__REQUIREMENTS__. Repeat every line exactly, keeping the pictures out of the copy.

+===+

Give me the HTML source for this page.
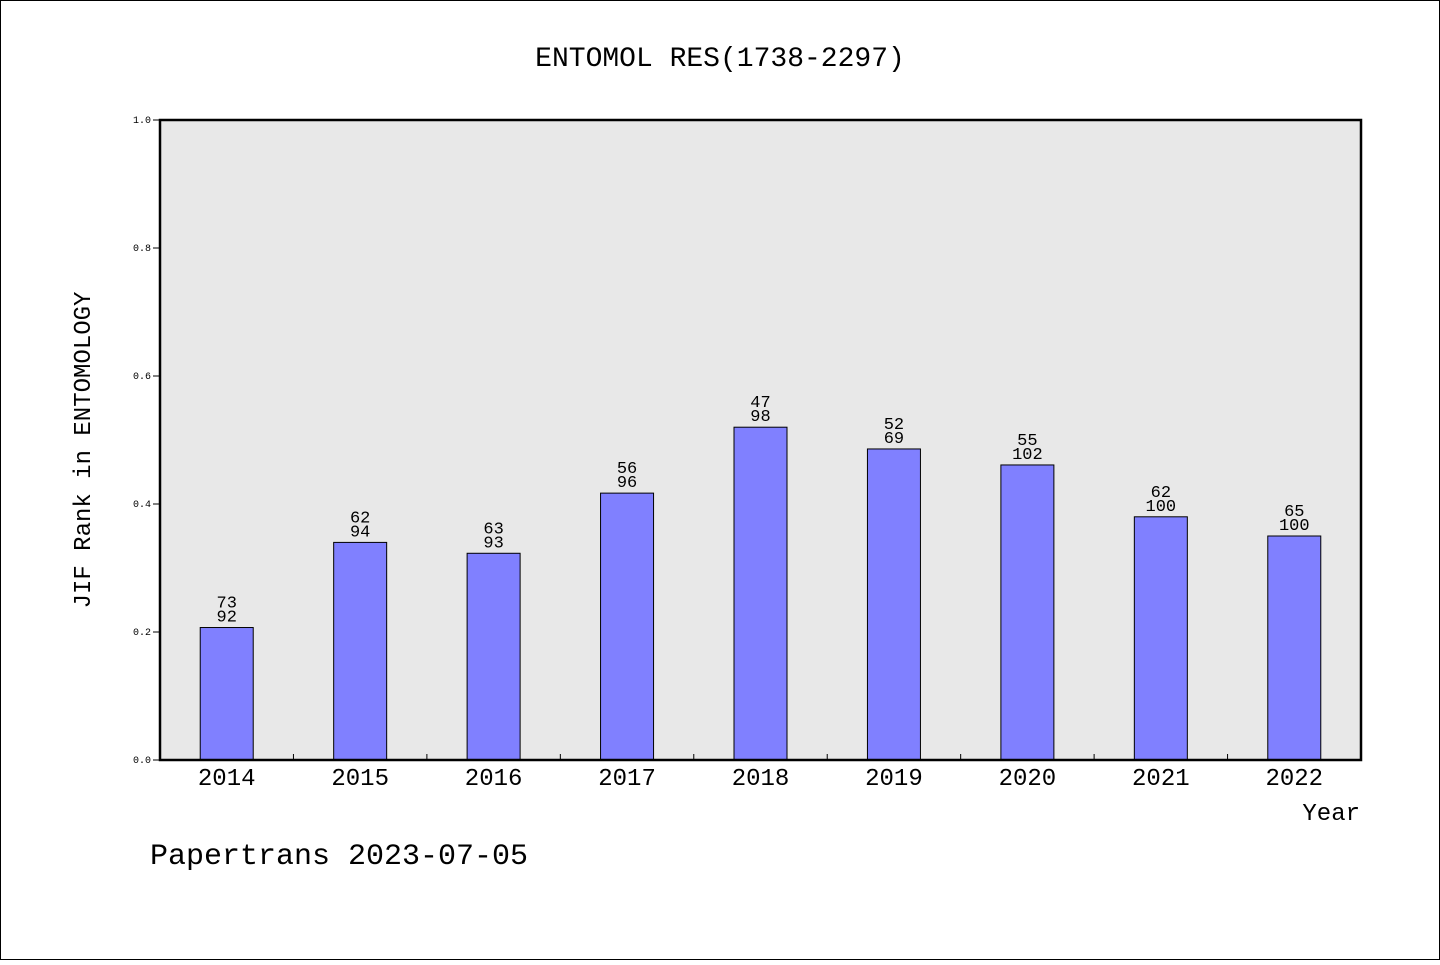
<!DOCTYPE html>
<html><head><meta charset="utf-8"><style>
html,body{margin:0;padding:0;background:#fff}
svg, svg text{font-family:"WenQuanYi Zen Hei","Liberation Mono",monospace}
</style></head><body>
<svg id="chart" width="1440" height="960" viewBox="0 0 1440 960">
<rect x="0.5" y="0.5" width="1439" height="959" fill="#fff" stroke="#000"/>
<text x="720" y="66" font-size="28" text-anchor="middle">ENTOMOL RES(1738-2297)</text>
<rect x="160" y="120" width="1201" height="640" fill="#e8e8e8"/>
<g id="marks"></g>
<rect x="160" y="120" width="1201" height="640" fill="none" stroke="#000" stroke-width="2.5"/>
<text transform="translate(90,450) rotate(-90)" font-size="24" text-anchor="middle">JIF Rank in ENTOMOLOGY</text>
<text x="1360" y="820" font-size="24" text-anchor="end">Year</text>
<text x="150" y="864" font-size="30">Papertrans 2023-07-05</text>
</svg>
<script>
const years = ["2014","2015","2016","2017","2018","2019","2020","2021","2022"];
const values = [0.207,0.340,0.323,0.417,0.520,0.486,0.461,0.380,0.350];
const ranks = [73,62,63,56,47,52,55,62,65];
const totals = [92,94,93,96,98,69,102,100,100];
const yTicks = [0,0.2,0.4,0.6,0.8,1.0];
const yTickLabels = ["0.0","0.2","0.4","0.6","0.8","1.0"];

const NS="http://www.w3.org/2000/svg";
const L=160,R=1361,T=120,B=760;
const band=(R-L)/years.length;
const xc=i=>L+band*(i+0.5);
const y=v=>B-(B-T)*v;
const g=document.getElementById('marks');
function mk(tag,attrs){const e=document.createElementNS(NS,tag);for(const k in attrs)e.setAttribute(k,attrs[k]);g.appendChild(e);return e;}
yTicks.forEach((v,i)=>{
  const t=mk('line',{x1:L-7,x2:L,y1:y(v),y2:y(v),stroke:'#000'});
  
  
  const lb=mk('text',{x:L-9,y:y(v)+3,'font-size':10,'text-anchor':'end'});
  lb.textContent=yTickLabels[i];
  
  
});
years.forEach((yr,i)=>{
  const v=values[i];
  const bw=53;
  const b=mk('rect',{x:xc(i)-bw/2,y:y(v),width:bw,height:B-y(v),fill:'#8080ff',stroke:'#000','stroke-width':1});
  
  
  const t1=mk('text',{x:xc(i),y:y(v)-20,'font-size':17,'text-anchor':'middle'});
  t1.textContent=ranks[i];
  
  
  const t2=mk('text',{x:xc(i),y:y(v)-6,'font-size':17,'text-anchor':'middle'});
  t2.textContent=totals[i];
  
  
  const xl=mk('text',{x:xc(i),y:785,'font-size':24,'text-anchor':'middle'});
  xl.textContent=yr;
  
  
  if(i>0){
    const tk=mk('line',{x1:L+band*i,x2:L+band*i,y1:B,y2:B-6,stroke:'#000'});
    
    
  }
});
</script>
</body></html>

+===+

__RESPONSE__.
Give me the HTML source for this page.
<!DOCTYPE html>
<html><head><meta charset="utf-8"><style>
html,body{margin:0;padding:0;background:#fff}
svg, svg text{font-family:"WenQuanYi Zen Hei","Liberation Mono",monospace}
</style></head><body>
<svg id="chart" width="1440" height="960" viewBox="0 0 1440 960">
<rect x="0.5" y="0.5" width="1439" height="959" fill="#fff" stroke="#000"/>
<text x="720" y="66" font-size="28" text-anchor="middle">ENTOMOL RES(1738-2297)</text>
<rect x="160" y="120" width="1201" height="640" fill="#e8e8e8"/>
<g id="marks"></g>
<rect x="160" y="120" width="1201" height="640" fill="none" stroke="#000" stroke-width="2.5"/>
<text transform="translate(90,450) rotate(-90)" font-size="24" text-anchor="middle">JIF Rank in ENTOMOLOGY</text>
<text x="1360" y="820" font-size="24" text-anchor="end">Year</text>
<text x="150" y="864" font-size="30">Papertrans 2023-07-05</text>
</svg>
<script>
const years = ["2014","2015","2016","2017","2018","2019","2020","2021","2022"];
const values = [0.207,0.340,0.323,0.417,0.520,0.486,0.461,0.380,0.350];
const ranks = [73,62,63,56,47,52,55,62,65];
const totals = [92,94,93,96,98,69,102,100,100];
const yTicks = [0,0.2,0.4,0.6,0.8,1.0];
const yTickLabels = ["0.0","0.2","0.4","0.6","0.8","1.0"];

const NS="http://www.w3.org/2000/svg";
const L=160,R=1361,T=120,B=760;
const band=(R-L)/years.length;
const xc=i=>L+band*(i+0.5);
const y=v=>B-(B-T)*v;
const g=document.getElementById('marks');
function mk(tag,attrs){const e=document.createElementNS(NS,tag);for(const k in attrs)e.setAttribute(k,attrs[k]);g.appendChild(e);return e;}
yTicks.forEach((v,i)=>{
  const t=mk('line',{x1:L-7,x2:L,y1:y(v),y2:y(v),stroke:'#000'});
  
  
  const lb=mk('text',{x:L-9,y:y(v)+3,'font-size':10,'text-anchor':'end'});
  lb.textContent=yTickLabels[i];
  
  
});
years.forEach((yr,i)=>{
  const v=values[i];
  const bw=53;
  const b=mk('rect',{x:xc(i)-bw/2,y:y(v),width:bw,height:B-y(v),fill:'#8080ff',stroke:'#000','stroke-width':1});
  
  
  const t1=mk('text',{x:xc(i),y:y(v)-20,'font-size':17,'text-anchor':'middle'});
  t1.textContent=ranks[i];
  
  
  const t2=mk('text',{x:xc(i),y:y(v)-6,'font-size':17,'text-anchor':'middle'});
  t2.textContent=totals[i];
  
  
  const xl=mk('text',{x:xc(i),y:785,'font-size':24,'text-anchor':'middle'});
  xl.textContent=yr;
  
  
  if(i>0){
    const tk=mk('line',{x1:L+band*i,x2:L+band*i,y1:B,y2:B-6,stroke:'#000'});
    
    
  }
});
</script>
</body></html>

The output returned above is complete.